= REQUIRED WORK =
The listing below holds pictures; exclude them. Return exactly the lines from the one with "Emit a Python" through the one with "d_mundial_y = [9.27, 1.18]".
=== INFORMATION GIVEN ===
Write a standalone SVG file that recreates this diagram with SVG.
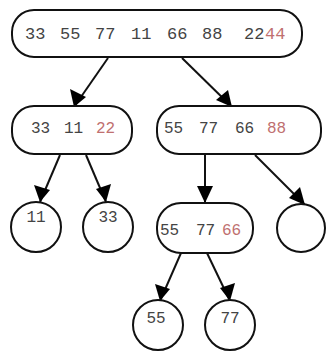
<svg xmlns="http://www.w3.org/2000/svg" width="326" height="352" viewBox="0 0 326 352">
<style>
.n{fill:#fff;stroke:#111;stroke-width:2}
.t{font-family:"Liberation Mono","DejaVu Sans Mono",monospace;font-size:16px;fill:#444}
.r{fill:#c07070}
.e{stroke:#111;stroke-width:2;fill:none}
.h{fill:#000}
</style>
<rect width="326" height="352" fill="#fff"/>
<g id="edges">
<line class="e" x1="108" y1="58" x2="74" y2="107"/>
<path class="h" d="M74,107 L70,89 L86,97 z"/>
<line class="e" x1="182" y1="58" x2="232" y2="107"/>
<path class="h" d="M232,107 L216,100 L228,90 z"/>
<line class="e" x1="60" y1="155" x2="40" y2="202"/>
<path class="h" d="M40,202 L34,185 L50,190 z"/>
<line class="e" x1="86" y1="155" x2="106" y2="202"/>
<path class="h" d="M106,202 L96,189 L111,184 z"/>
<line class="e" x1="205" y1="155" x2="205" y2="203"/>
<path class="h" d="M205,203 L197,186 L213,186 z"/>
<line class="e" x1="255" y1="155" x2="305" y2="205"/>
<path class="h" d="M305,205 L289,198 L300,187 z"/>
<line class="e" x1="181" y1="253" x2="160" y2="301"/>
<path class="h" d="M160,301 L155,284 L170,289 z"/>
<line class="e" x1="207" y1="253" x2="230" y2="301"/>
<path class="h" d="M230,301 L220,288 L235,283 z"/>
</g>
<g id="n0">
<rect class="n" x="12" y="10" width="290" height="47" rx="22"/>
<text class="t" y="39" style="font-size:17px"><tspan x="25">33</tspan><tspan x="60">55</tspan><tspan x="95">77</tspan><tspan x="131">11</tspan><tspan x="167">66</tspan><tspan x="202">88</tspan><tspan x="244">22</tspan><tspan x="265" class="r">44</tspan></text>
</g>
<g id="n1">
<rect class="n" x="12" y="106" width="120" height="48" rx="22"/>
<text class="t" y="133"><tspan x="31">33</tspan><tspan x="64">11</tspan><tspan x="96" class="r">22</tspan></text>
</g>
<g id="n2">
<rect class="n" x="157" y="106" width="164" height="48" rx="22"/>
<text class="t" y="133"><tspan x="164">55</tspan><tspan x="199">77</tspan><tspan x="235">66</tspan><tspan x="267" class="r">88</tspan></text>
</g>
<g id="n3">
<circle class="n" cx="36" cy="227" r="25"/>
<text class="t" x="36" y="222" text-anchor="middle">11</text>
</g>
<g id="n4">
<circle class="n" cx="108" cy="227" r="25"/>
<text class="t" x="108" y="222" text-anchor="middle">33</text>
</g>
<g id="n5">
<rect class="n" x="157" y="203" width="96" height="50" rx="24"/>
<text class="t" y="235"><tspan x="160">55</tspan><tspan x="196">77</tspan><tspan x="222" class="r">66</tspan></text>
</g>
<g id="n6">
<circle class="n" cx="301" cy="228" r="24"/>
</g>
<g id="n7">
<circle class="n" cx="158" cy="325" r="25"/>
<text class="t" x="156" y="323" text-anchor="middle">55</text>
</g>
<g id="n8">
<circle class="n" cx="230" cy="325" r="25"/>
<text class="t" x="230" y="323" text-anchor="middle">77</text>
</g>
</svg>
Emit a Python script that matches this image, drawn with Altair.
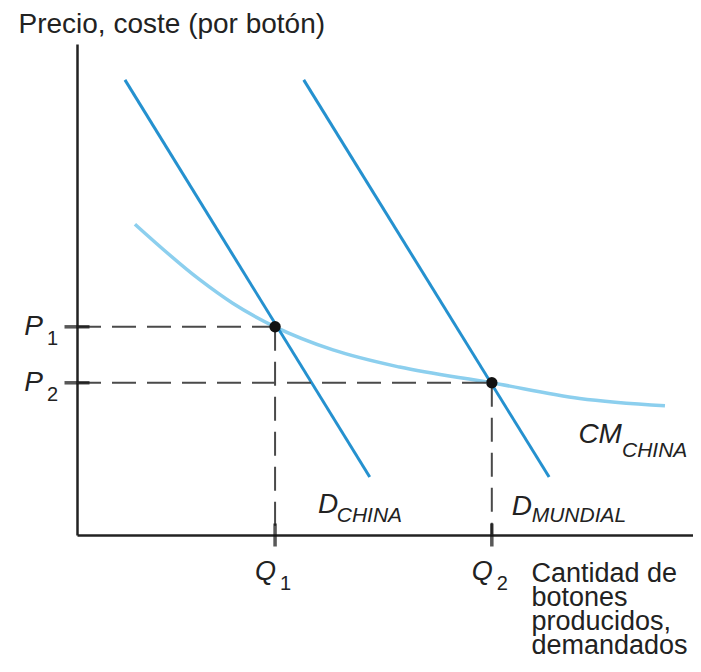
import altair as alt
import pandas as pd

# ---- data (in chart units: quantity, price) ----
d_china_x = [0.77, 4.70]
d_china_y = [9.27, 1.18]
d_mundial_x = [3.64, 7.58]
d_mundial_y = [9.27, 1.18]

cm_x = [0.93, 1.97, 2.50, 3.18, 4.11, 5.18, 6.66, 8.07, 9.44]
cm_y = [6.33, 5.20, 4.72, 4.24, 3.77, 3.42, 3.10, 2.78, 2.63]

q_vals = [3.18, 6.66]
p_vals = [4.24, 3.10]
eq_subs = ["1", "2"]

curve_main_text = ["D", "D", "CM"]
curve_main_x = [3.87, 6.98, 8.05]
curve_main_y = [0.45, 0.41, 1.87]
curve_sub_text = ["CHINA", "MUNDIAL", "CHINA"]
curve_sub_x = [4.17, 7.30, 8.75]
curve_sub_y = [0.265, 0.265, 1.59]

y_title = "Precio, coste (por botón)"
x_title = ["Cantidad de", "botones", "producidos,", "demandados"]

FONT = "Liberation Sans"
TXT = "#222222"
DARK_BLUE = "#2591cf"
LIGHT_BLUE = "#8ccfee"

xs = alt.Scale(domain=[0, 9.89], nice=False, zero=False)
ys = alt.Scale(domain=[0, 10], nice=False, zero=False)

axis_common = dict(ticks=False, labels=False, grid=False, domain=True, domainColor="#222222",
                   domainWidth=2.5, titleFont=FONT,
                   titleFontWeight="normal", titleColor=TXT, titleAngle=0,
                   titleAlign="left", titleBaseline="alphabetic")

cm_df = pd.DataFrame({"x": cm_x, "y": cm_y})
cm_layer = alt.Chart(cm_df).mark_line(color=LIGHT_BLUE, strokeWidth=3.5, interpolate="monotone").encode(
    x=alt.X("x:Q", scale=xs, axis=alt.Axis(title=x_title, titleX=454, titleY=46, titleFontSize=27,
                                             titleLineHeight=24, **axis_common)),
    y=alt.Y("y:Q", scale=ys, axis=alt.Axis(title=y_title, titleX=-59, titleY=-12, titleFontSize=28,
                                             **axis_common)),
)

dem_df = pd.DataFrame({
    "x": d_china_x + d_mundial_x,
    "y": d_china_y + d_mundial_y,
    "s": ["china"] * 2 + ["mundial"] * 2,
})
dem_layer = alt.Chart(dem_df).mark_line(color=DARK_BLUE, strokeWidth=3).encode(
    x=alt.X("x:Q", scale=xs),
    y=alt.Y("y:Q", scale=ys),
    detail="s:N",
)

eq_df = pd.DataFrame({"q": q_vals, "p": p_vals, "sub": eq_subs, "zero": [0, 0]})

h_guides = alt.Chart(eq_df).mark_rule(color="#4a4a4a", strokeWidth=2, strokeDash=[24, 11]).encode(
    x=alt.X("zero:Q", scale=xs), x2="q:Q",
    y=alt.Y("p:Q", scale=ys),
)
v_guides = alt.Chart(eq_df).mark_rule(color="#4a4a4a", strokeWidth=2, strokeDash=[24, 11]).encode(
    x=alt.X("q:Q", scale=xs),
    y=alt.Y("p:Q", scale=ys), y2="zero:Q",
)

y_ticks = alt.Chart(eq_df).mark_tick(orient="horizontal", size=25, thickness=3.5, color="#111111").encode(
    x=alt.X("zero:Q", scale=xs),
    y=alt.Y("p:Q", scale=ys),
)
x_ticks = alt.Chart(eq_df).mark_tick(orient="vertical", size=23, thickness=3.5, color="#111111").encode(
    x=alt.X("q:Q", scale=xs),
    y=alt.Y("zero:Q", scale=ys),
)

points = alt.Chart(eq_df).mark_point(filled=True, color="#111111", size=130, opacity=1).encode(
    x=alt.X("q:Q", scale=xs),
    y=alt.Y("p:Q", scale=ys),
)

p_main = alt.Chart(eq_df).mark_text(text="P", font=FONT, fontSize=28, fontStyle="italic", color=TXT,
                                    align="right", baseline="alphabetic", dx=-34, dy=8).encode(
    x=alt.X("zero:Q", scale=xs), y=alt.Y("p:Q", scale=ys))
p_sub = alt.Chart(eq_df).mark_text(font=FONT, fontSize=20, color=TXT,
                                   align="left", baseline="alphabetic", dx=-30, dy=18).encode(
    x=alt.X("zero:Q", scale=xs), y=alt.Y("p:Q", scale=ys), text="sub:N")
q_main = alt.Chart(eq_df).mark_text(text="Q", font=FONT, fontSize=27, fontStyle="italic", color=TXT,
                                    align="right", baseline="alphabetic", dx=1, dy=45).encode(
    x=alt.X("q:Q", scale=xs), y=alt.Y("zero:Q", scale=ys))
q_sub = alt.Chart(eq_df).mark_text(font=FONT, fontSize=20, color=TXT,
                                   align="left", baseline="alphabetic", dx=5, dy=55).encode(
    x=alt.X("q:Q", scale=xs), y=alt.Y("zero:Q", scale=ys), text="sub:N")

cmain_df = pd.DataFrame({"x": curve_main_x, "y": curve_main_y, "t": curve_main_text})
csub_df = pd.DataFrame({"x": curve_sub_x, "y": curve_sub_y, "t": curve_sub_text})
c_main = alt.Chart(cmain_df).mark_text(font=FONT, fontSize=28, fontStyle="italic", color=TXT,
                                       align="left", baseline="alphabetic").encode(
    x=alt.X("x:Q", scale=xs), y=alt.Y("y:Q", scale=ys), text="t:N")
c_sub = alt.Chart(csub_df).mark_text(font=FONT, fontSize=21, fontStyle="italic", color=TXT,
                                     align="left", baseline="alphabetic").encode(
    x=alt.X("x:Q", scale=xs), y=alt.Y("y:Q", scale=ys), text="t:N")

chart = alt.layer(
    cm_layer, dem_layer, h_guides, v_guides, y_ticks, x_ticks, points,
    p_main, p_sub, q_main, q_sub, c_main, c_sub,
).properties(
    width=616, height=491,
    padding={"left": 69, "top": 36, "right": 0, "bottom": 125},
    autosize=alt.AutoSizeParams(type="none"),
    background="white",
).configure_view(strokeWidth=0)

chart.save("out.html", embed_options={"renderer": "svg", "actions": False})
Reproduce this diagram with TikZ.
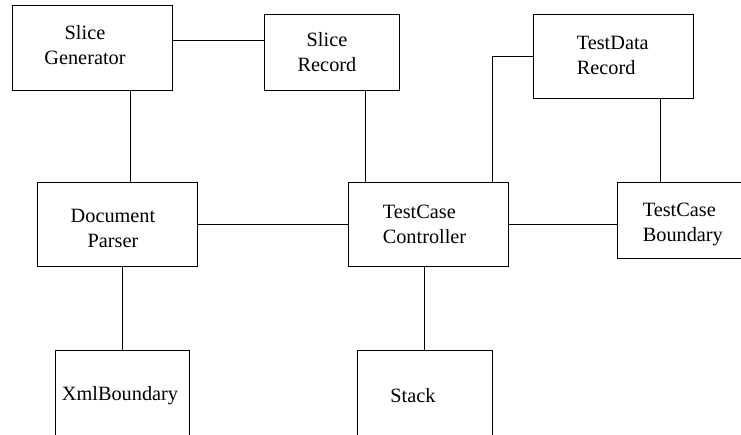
===
= REPLY =
Emit a Python script that matches this image, drawn with Altair.
import altair as alt
import pandas as pd

# ---- data (in chart units: quantity, price) ----
d_china_x = [0.77, 4.70]
d_china_y = [9.27, 1.18]
d_mundial_x = [3.64, 7.58]
d_mundial_y = [9.27, 1.18]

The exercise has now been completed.